Even for an oil- and gas-rich country like Russia, this is obviously a massive amount of money. A detailed and insightful post by Kavaljit Singh puts it in context:
In relative terms, the compensation award is equivalent to around 11 per cent of Russia’s foreign exchange reserves, 10 per cent of annual national budget and 2.5 per cent of country?s GDP. Given the magnitude of compensation, the Award could be more damaging to the Russian economy than all the economic sanctions imposed by the West against Russia for its actions in Ukraine.
He goes on to point out one of the most worrying aspects of these awards by tribunals:
What is most astonishing is that the arbitral tribunal has not provided any standard or credible rationale behind awarding $50 bn in compensation to claimants. The calculations of total damages put forward by claimants are based on assumptions and hard evidence is lacking. The tribunal found that the claimants contributed to 25 per cent “to the pejudice they suffered at the hands of the Russian Federation.” Hence, the amount of damages to be paid by Russia is reduced by 25 per cent to $50 bn from $67 bn. In its lengthy 615-page verdict, no explanation has been given by the tribunal on how did it arrive at 25 per cent of claimants’ contributory fault? Why not 30 or 40 or 50 per cent?
The arbitrary nature of these awards, and the fact there seems to be literally no limit to the amount that might be awarded, are just some of the many problems afflicting investor-state dispute settlements.
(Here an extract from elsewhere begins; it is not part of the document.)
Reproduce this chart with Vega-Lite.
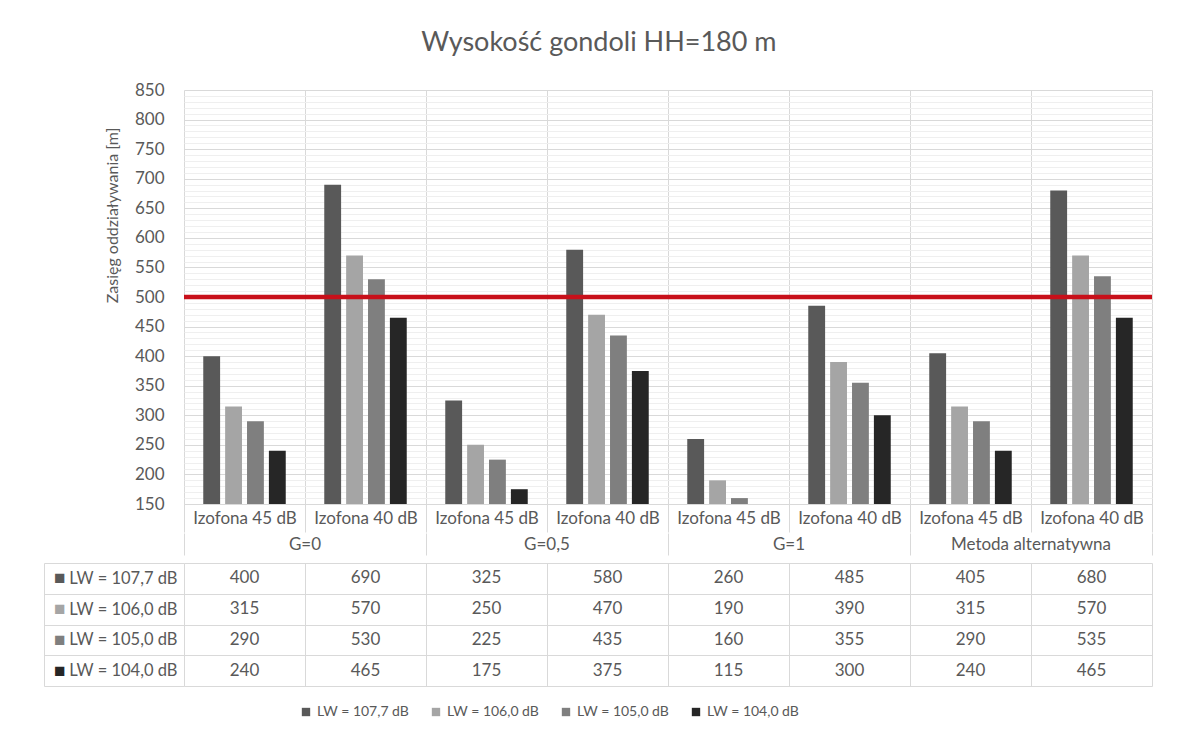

Singh notes another disturbing aspect of the current verdict:
It needs to be emphasized here that Russia only accepted the provisional application of the ECT (pending ratification) in 1994 meaning that the country will only apply the Treaty “to the extent that such provisional application is not inconsistent with its constitution, law or regulations.” Same was the approach adopted by Belarus, Iceland, Norway and Australia.
Russia never ratified the ECT and announced its decision to not become a Contracting Party to it on August 20, 2009. As per the procedures laid down in the Treaty, Russia officially withdrew from the ECT with effect from October 19, 2009.
Nevertheless, Russia is bound by its commitments under the ECT till October 19, 2029 because of Article 45 (3) (b) states that “In the event that a signatory terminates provisional application?any Investments made in its Area during such provisional application by Investors of other signatories shall nevertheless remain in effect with respect to those Investments for twenty years following the effective date of termination.”
That is, although Russia signed the treaty, it never ratified it. And yet under its terms, it can still be sued, as here — another good reason never to sign up to these kind of agreements. Whether it will pay up is quite a different matter, of course. As Singh points out:
Shareholders will soon find it extremely difficult to enforce the Award as Russia has already decided to challenge it. The shareholders could seek to seize commercial assets of Russia (owned by country’s state-owned corporations and sovereign wealth funds) in 149 countries which are signatory to the United Nations Convention on the Recognition and Enforcement of Foreign Arbitral Award (popularly known the New York Convention).
In any case, it is going to be a time-consuming and uphill process to enforce the tribunal Award in 149 contracting parties of New York Convention.
As he writes, the enormous award against the Russian government should stand as the starkest warning yet about the dangers of entering into these kinds of agreements:
Even though this Award is related to ECT, it provides important policy lessons to other countries which have already signed or currently negotiating bilateral investment treaties (that allow investor-to-state arbitration — ISA) without any consideration of consequences and potential costs.
The existing investment protection agreements have failed to address the balance of rights and responsibilities of foreign investors as it offers numerous legal rights for investors without requiring corresponding responsibilities for them.
That’s a hugely important point that all those countries taking part in the negotiations for TAFTA/TTIP, TPP and CETA would do well to consider carefully — or they may find themselves on the wrong end of $50 billion award, as Russia now does.